• _Directions_: Print exactly, please, the lines from the top of the entries below up to and including the line with "const daysShown = [31, 30, 31, 30, 15];", and nothing else; pictures are excluded.

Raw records
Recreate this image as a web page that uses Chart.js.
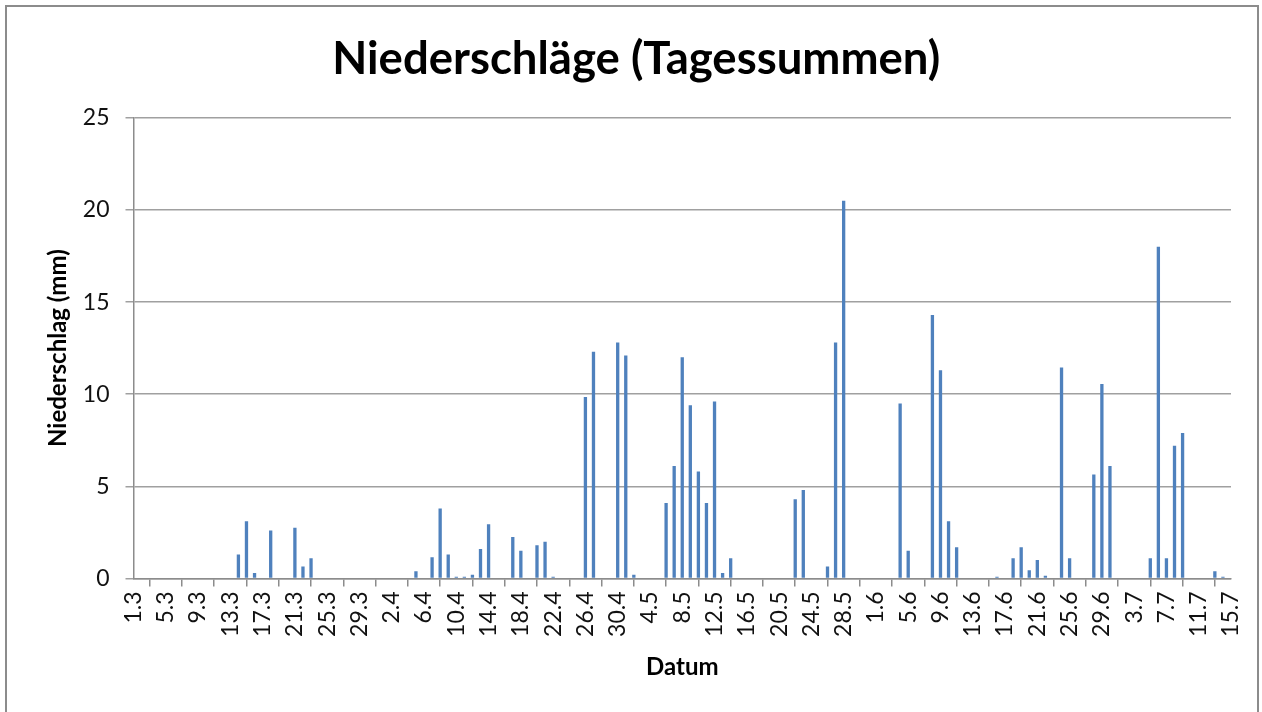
<!DOCTYPE html>
<html>
<head>
<meta charset="utf-8">
<script src="https://cdn.jsdelivr.net/npm/chart.js@4"></script>
<style>
    body { margin: 0; background: #fff; }
    #wrap { position: absolute; left: 0; top: 0; width: 1262px; height: 712px; }
    #frame { position: absolute; left: 5px; top: 5px; width: 1250px; height: 760px; border: 2px solid #8c8c8c; pointer-events: none; }
</style>
</head>
<body>
<div id="wrap">
    <canvas id="rainChart" width="1262" height="712"></canvas>
</div>
<div id="frame"></div>
<script>
// Monate und Anzahl der dargestellten Tage (1.3. bis 15.7.)
const months = [3, 4, 5, 6, 7];
const daysShown = [31, 30, 31, 30, 15];

const marchRain = [0, 0, 0, 0, 0, 0, 0, 0, 0, 0, 0, 0, 0, 1.3, 3.1, 0.3, 0, 2.6, 0, 0, 2.75, 0.65, 1.1, 0, 0, 0, 0, 0, 0, 0, 0];
const aprilRain = [0, 0, 0, 0, 0.4, 0, 1.15, 3.8, 1.3, 0.1, 0.1, 0.2, 1.6, 2.95, 0, 0, 2.25, 1.5, 0, 1.8, 2.0, 0.1, 0, 0, 0, 9.85, 12.3, 0, 0, 12.8];
const mayRain = [12.1, 0.2, 0, 0, 0, 4.1, 6.1, 12.0, 9.4, 5.8, 4.1, 9.6, 0.3, 1.1, 0, 0, 0, 0, 0, 0, 0, 4.3, 4.8, 0, 0, 0.65, 12.8, 20.5, 0, 0, 0];
const juneRain = [0, 0, 0, 9.5, 1.5, 0, 0, 14.3, 11.3, 3.1, 1.7, 0, 0, 0, 0, 0.1, 0, 1.1, 1.7, 0.45, 1.0, 0.15, 0, 11.45, 1.1, 0, 0, 5.65, 10.55, 6.1];
const julyRain = [0, 0, 0, 0, 1.1, 18.0, 1.1, 7.2, 7.9, 0, 0, 0, 0.4, 0.1, 0];

// y-Achse
const yTicks = [0, 5, 10, 15, 20, 25];
const labelEvery = 4;

// Kategorien "T.M"
const dates = [];
months.forEach((m, k) => {
    for (let d = 1; d <= daysShown[k]; d++) {
        dates.push(d + '.' + m);
    }
});
const rain = [].concat(marchRain, aprilRain, mayRain, juneRain, julyRain);

const axisGray = '#8c8c8c';
const fontFamily = 'Lato, "Liberation Sans", sans-serif';

const ctx = document.getElementById('rainChart').getContext('2d');
new Chart(ctx, {
    type: 'bar',
    data: {
        labels: dates,
        datasets: [{
            label: 'Niederschlag',
            data: rain,
            backgroundColor: '#4F81BD',
            borderWidth: 0,
            categoryPercentage: 1,
            barPercentage: 0.41
        }]
    },
    options: {
        responsive: false,
        animation: false,
        layout: {
            padding: { left: 41.5, right: 31, top: 0, bottom: 20 }
        },
        plugins: {
            legend: { display: false },
            tooltip: { enabled: false },
            title: {
                display: true,
                text: 'Niederschläge (Tagessummen)',
                color: '#000',
                font: { family: fontFamily, size: 45.5, weight: 'bold', lineHeight: 1.2 },
                padding: { top: 32, bottom: 31.2 }
            }
        },
        scales: {
            x: {
                offset: false,
                border: { display: true, color: axisGray, width: 1.5 },
                grid: {
                    display: true,
                    drawOnChartArea: false,
                    drawTicks: true,
                    tickLength: 8,
                    color: axisGray,
                    lineWidth: 1.5
                },
                ticks: {
                    autoSkip: false,
                    minRotation: 90,
                    maxRotation: 90,
                    padding: 5,
                    color: '#111',
                    font: { family: fontFamily, size: 23 },
                    callback: function (value, index) {
                        return index % labelEvery === 0 ? this.getLabelForValue(value) : null;
                    }
                },
                title: {
                    display: true,
                    text: 'Datum',
                    color: '#000',
                    font: { family: fontFamily, size: 24, weight: 'bold', lineHeight: 1.2 },
                    padding: { top: 0, bottom: 10 }
                },
                afterFit: function (scale) {
                    scale.height = 113.5;
                    scale.paddingLeft = 0;
                    scale.paddingRight = 0;
                }
            },
            y: {
                min: yTicks[0],
                max: yTicks[yTicks.length - 1],
                border: { display: true, color: axisGray, width: 1.5 },
                grid: {
                    color: '#a0a0a0',
                    lineWidth: 1.5,
                    drawTicks: true,
                    tickLength: 8
                },
                afterBuildTicks: function (scale) {
                    scale.ticks = yTicks.map(v => ({ value: v }));
                },
                ticks: {
                    padding: 16,
                    color: '#111',
                    font: { family: fontFamily, size: 23 }
                },
                title: {
                    display: true,
                    text: 'Niederschlag (mm)',
                    color: '#000',
                    font: { family: fontFamily, size: 24, weight: 'bold', lineHeight: 1.2 },
                    padding: { top: 2.5, bottom: 0 }
                },
                afterFit: function (scale) {
                    scale.width = 92;
                }
            }
        }
    }
});
</script>
</body>
</html>
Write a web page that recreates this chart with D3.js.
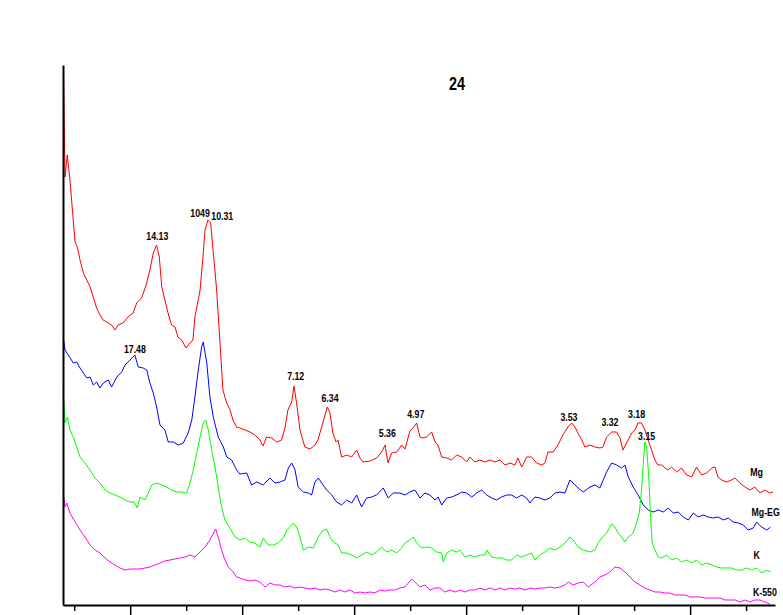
<!DOCTYPE html>
<html>
<head>
<meta charset="utf-8">
<script src="https://cdn.jsdelivr.net/npm/d3@7"></script>
<style>
body { margin: 0; background: #fff; }
svg { display: block; }
text { font-family: "Liberation Sans", Arial, sans-serif; font-weight: bold; fill: #000; }
</style>
</head>
<body>
<svg id="chart" width="783" height="615"></svg>
<script>
// XRD traces, [2-theta (deg), intensity (a.u., offsets included)]
var mg = [[2.02,538],[2.09,428],[2.19,450],[2.31,425],[2.42,395],[2.54,363],[2.64,358],[2.76,345],[2.91,332],[3.06,325],[3.21,318],[3.35,308],[3.50,297],[3.65,290],[3.79,285],[3.95,283],[4.17,280],[4.32,275],[4.46,280],[4.68,282],[4.90,288],[5.13,292],[5.29,302],[5.51,307],[5.71,320],[5.88,335],[6.03,352],[6.18,360],[6.30,348],[6.41,318],[6.55,305],[6.69,292],[6.85,280],[7.00,278],[7.13,268],[7.30,265],[7.49,257],[7.67,262],[7.80,265],[7.89,288],[8.12,315],[8.25,348],[8.34,375],[8.47,385],[8.59,382],[8.70,355],[8.86,315],[9.01,262],[9.14,215],[9.31,202],[9.46,195],[9.59,185],[9.75,178],[9.90,177],[10.13,175],[10.35,173],[10.57,170],[10.79,165],[10.93,159],[11.09,168],[11.32,167],[11.54,163],[11.76,165],[11.91,177],[12.04,195],[12.21,203],[12.31,219],[12.43,202],[12.58,175],[12.80,158],[13.03,156],[13.25,160],[13.38,165],[13.55,178],[13.70,190],[13.80,198],[13.92,192],[14.05,172],[14.19,163],[14.28,165],[14.44,148],[14.67,150],[14.89,148],[15.11,155],[15.26,147],[15.39,143],[15.71,144],[16.00,147],[16.23,153],[16.38,160],[16.51,142],[16.67,152],[16.90,153],[17.12,160],[17.27,156],[17.49,174],[17.63,177],[17.79,182],[17.94,168],[18.07,167],[18.24,168],[18.46,173],[18.61,163],[18.74,160],[18.91,148],[19.13,147],[19.35,145],[19.58,150],[19.80,148],[20.02,143],[20.17,148],[20.39,143],[20.62,145],[20.84,143],[21.06,145],[21.29,143],[21.51,145],[21.73,140],[21.96,142],[22.18,140],[22.31,147],[22.48,138],[22.70,148],[22.92,148],[23.15,142],[23.37,140],[23.52,142],[23.65,153],[23.88,153],[24.10,160],[24.32,170],[24.54,178],[24.71,182],[24.86,178],[24.99,172],[25.16,165],[25.30,158],[25.53,160],[25.75,158],[25.97,157],[26.11,158],[26.27,168],[26.50,173],[26.72,173],[26.87,167],[27.00,155],[27.16,162],[27.39,172],[27.54,175],[27.67,182],[27.83,182],[27.98,175],[28.12,165],[28.28,155],[28.43,145],[28.56,140],[28.73,140],[28.88,137],[29.01,135],[29.17,138],[29.40,133],[29.62,137],[29.84,130],[30.07,128],[30.29,138],[30.51,130],[30.74,132],[30.96,137],[31.11,138],[31.24,128],[31.41,125],[31.63,123],[31.85,125],[32.00,127],[32.22,122],[32.45,118],[32.67,115],[32.89,118],[33.12,112],[33.34,115],[33.56,112],[33.70,113]];

var mgEg = [[2.01,268],[2.09,255],[2.24,250],[2.46,242],[2.61,243],[2.76,237],[2.91,232],[3.06,227],[3.21,228],[3.35,220],[3.50,223],[3.65,217],[3.80,222],[4.02,225],[4.17,218],[4.40,228],[4.62,233],[4.77,240],[4.99,245],[5.21,250],[5.36,238],[5.58,237],[5.74,235],[5.88,222],[6.03,212],[6.18,198],[6.33,180],[6.55,175],[6.70,163],[6.92,163],[7.15,160],[7.37,162],[7.59,172],[7.75,185],[7.89,208],[8.04,235],[8.19,258],[8.26,263],[8.42,242],[8.56,208],[8.71,188],[8.93,168],[9.16,158],[9.31,148],[9.53,145],[9.75,135],[9.90,131],[10.20,132],[10.42,120],[10.65,123],[10.94,120],[11.24,127],[11.46,122],[11.69,123],[11.91,125],[12.06,137],[12.21,142],[12.36,135],[12.50,118],[12.73,113],[12.95,112],[13.10,110],[13.25,123],[13.40,127],[13.55,122],[13.77,115],[14.00,110],[14.22,103],[14.44,100],[14.67,105],[14.89,102],[15.11,110],[15.33,98],[15.56,107],[15.78,108],[16.00,110],[16.30,117],[16.52,107],[16.75,112],[17.04,112],[17.27,110],[17.49,113],[17.71,115],[17.94,107],[18.16,112],[18.38,110],[18.61,105],[18.75,108],[18.91,100],[19.13,107],[19.35,108],[19.58,110],[19.80,113],[20.02,112],[20.25,108],[20.47,112],[20.69,115],[20.92,110],[21.14,107],[21.36,105],[21.58,108],[21.81,110],[22.03,110],[22.25,107],[22.48,110],[22.70,107],[22.85,102],[23.07,108],[23.29,107],[23.52,105],[23.74,107],[23.96,112],[24.19,113],[24.41,112],[24.63,125],[24.78,122],[25.00,117],[25.23,113],[25.53,118],[25.75,120],[25.97,117],[26.12,125],[26.27,133],[26.50,142],[26.72,140],[26.94,137],[27.09,140],[27.24,128],[27.46,118],[27.68,110],[27.91,100],[28.13,95],[28.35,93],[28.58,95],[28.80,93],[29.02,97],[29.25,92],[29.47,93],[29.69,88],[29.92,85],[30.14,92],[30.36,88],[30.58,90],[30.81,88],[31.03,87],[31.25,88],[31.48,85],[31.70,87],[31.92,83],[32.15,82],[32.37,80],[32.59,75],[32.82,77],[32.97,83],[33.19,78],[33.42,75],[33.59,78]];

var k = [[2.01,215],[2.09,182],[2.19,188],[2.31,175],[2.46,168],[2.61,158],[2.76,148],[2.98,142],[3.21,135],[3.43,127],[3.65,122],[3.88,115],[4.10,112],[4.32,110],[4.54,108],[4.77,105],[4.99,103],[5.17,103],[5.32,97],[5.44,108],[5.66,105],[5.81,112],[5.96,120],[6.18,122],[6.41,120],[6.63,118],[6.85,115],[7.08,113],[7.30,113],[7.52,112],[7.67,122],[7.82,135],[7.97,152],[8.12,168],[8.26,182],[8.37,185],[8.49,175],[8.64,155],[8.79,138],[8.93,118],[9.08,98],[9.23,85],[9.46,77],[9.68,68],[9.90,65],[10.13,67],[10.35,63],[10.57,62],[10.79,58],[10.94,67],[11.17,60],[11.39,60],[11.61,62],[11.83,67],[11.99,75],[12.13,78],[12.28,82],[12.43,78],[12.58,68],[12.73,55],[12.95,58],[13.17,57],[13.40,68],[13.62,75],[13.77,76],[13.92,68],[14.07,63],[14.29,60],[14.44,52],[14.67,52],[14.89,50],[15.11,47],[15.33,50],[15.56,53],[15.78,50],[16.00,53],[16.23,58],[16.45,53],[16.67,55],[16.90,52],[17.12,57],[17.27,62],[17.49,65],[17.64,68],[17.79,62],[18.01,57],[18.24,58],[18.46,57],[18.68,53],[18.91,52],[18.98,43],[19.13,52],[19.35,55],[19.58,53],[19.72,55],[19.95,48],[20.17,50],[20.39,48],[20.62,50],[20.84,50],[20.92,55],[21.14,48],[21.36,47],[21.58,47],[21.81,45],[22.03,45],[22.25,50],[22.48,48],[22.70,50],[22.92,52],[23.07,45],[23.29,50],[23.52,53],[23.74,57],[23.96,55],[24.19,58],[24.41,62],[24.63,68],[24.78,65],[25.00,58],[25.23,55],[25.53,53],[25.75,55],[25.90,62],[26.05,67],[26.27,72],[26.50,81],[26.64,78],[26.79,72],[26.94,68],[27.09,63],[27.24,68],[27.46,72],[27.61,82],[27.73,92],[27.83,115],[27.91,142],[27.98,163],[28.06,158],[28.16,125],[28.24,85],[28.31,62],[28.43,55],[28.58,48],[28.73,47],[28.95,50],[29.17,45],[29.40,47],[29.62,43],[29.84,45],[30.07,42],[30.29,45],[30.51,40],[30.74,42],[30.96,40],[31.19,38],[31.41,37],[31.63,37],[31.85,37],[32.08,35],[32.30,35],[32.52,37],[32.75,35],[32.97,37],[33.19,32],[33.42,35],[33.59,33]];

var k550 = [[2.01,112],[2.09,98],[2.17,102],[2.31,92],[2.54,83],[2.76,75],[2.98,68],[3.21,60],[3.43,55],[3.65,52],[3.88,47],[4.10,43],[4.32,40],[4.54,37],[4.77,35],[4.99,36],[5.21,36],[5.44,36],[5.66,37],[5.88,38],[6.11,40],[6.33,42],[6.55,44],[6.78,45],[7.00,46],[7.22,47],[7.45,48],[7.67,50],[7.89,48],[8.12,53],[8.34,58],[8.56,65],[8.74,73],[8.82,76],[8.93,68],[9.08,55],[9.23,45],[9.38,38],[9.60,33],[9.75,28],[9.90,27],[10.13,25],[10.35,24],[10.57,25],[10.79,23],[11.02,18],[11.24,22],[11.46,20],[11.69,20],[11.91,18],[12.13,19],[12.36,17],[12.58,18],[12.80,17],[13.03,16],[13.25,17],[13.47,15],[13.70,16],[13.92,15],[14.14,13],[14.37,15],[14.59,13],[14.81,15],[15.04,12],[15.26,13],[15.48,12],[15.71,13],[15.93,12],[16.15,15],[16.38,14],[16.60,15],[16.82,15],[17.04,17],[17.27,18],[17.42,22],[17.57,26],[17.71,23],[17.94,18],[18.16,20],[18.38,15],[18.61,17],[18.83,17],[19.05,13],[19.28,15],[19.50,13],[19.72,15],[19.95,13],[20.17,15],[20.39,15],[20.62,17],[20.84,15],[21.06,17],[21.29,15],[21.51,17],[21.73,15],[21.96,17],[22.18,16],[22.40,17],[22.63,15],[22.85,17],[23.07,16],[23.29,17],[23.52,17],[23.74,18],[23.96,17],[24.19,18],[24.41,20],[24.56,23],[24.78,20],[25.00,22],[25.23,23],[25.45,18],[25.75,23],[25.97,28],[26.20,30],[26.42,33],[26.64,38],[26.87,37],[27.09,33],[27.31,28],[27.54,23],[27.76,20],[27.98,17],[28.21,15],[28.43,13],[28.65,13],[28.88,12],[29.10,12],[29.33,10],[29.55,10],[29.78,10],[30.00,8],[30.22,8],[30.45,8],[30.67,7],[30.89,7],[31.12,7],[31.34,7],[31.56,5],[31.78,5],[32.01,5],[32.23,3],[32.45,5],[32.67,3],[32.90,5],[33.12,5],[33.34,3],[33.56,1]];

var seriesNames = ["Mg", "Mg-EG", "K", "K-550"];
var seriesLabelAt = [[32.97, 129], [33.37, 89], [32.97, 46], [33.34, 9]];

// d-spacing (angstrom) annotations and where they sit
var peakLabels = ["14.13", "1049", "10.31", "17.48", "7.12", "6.34", "5.36", "4.97", "3.53", "3.32", "3.18", "3.15"];
var peakLabelAt = [[6.21, 365], [8.12, 388], [9.11, 385], [5.21, 252], [12.39, 225], [13.92, 203], [16.48, 168], [17.75, 187], [24.59, 184], [26.42, 179], [27.61, 187], [28.06, 165]];

var title = "24";
var xTicks = [2.5, 5, 7.5, 10, 12.5, 15, 17.5, 20, 22.5, 25, 27.5, 30, 32.5];

var svg = d3.select("#chart"),
    colors = ["#ff0000", "#0000ff", "#00ff00", "#ff00ff"],
    traces = [mg, mgEg, k, k550],
    narrow = 0.8; // squeeze bold sans to look like a narrow face

var x = d3.scaleLinear().domain([2, 33.79]).range([63, 775]);
var y = d3.scaleLinear().domain([0, 540]).range([605, 65]);

var line = d3.line()
    .x(function (d) { return x(d[0]); })
    .y(function (d) { return y(d[1]); });

svg.append("rect").attr("width", 783).attr("height", 615).attr("fill", "#fff");

svg.append("g").selectAll("path")
    .data(traces)
    .enter().append("path")
    .attr("d", line)
    .attr("fill", "none")
    .attr("stroke", function (d, i) { return colors[i]; })
    .attr("stroke-width", 1);

// axes: no labels, alternating short / long ticks
var xAxis = svg.append("g")
    .attr("transform", "translate(0," + y(0) + ")")
    .call(d3.axisBottom(x).tickValues(xTicks).tickFormat("").tickSize(6).tickSizeOuter(0));
xAxis.select(".domain").attr("stroke", "#000").attr("stroke-width", 2);
xAxis.selectAll(".tick line")
    .attr("stroke-width", 1.5)
    .attr("y2", function (d) { return d % 5 === 0 ? 10 : 6; });

var yAxis = svg.append("g")
    .attr("transform", "translate(" + x(2) + ",0)")
    .call(d3.axisLeft(y).tickValues([]).tickSizeOuter(0));
yAxis.select(".domain").attr("stroke", "#000").attr("stroke-width", 2);

function placeText(sel, at, size) {
    sel.attr("transform", function (d, i) {
            return "translate(" + x(at[i][0]) + "," + y(at[i][1]) + ") scale(" + narrow + ",1)";
        })
        .attr("text-anchor", "middle")
        .attr("font-size", size)
        .text(function (d) { return d; });
}

svg.append("g").selectAll("text")
    .data(peakLabels)
    .enter().append("text")
    .call(placeText, peakLabelAt, 11);

svg.append("g").selectAll("text")
    .data(seriesNames)
    .enter().append("text")
    .call(placeText, seriesLabelAt, 11);

svg.append("text")
    .attr("transform", "translate(457,90) scale(" + narrow + ",1)")
    .attr("text-anchor", "middle")
    .attr("font-size", 18)
    .text(title);
</script>
</body>
</html>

• _Answer to the exercise_:
Recreate this image as a web page that uses Chart.js.
<!DOCTYPE html>
<html>
<head>
<meta charset="utf-8">
<script src="https://cdn.jsdelivr.net/npm/chart.js@4"></script>
<style>
    body { margin: 0; background: #fff; }
    #wrap { position: absolute; left: 0; top: 0; width: 1262px; height: 712px; }
    #frame { position: absolute; left: 5px; top: 5px; width: 1250px; height: 760px; border: 2px solid #8c8c8c; pointer-events: none; }
</style>
</head>
<body>
<div id="wrap">
    <canvas id="rainChart" width="1262" height="712"></canvas>
</div>
<div id="frame"></div>
<script>
// Monate und Anzahl der dargestellten Tage (1.3. bis 15.7.)
const months = [3, 4, 5, 6, 7];
const daysShown = [31, 30, 31, 30, 15];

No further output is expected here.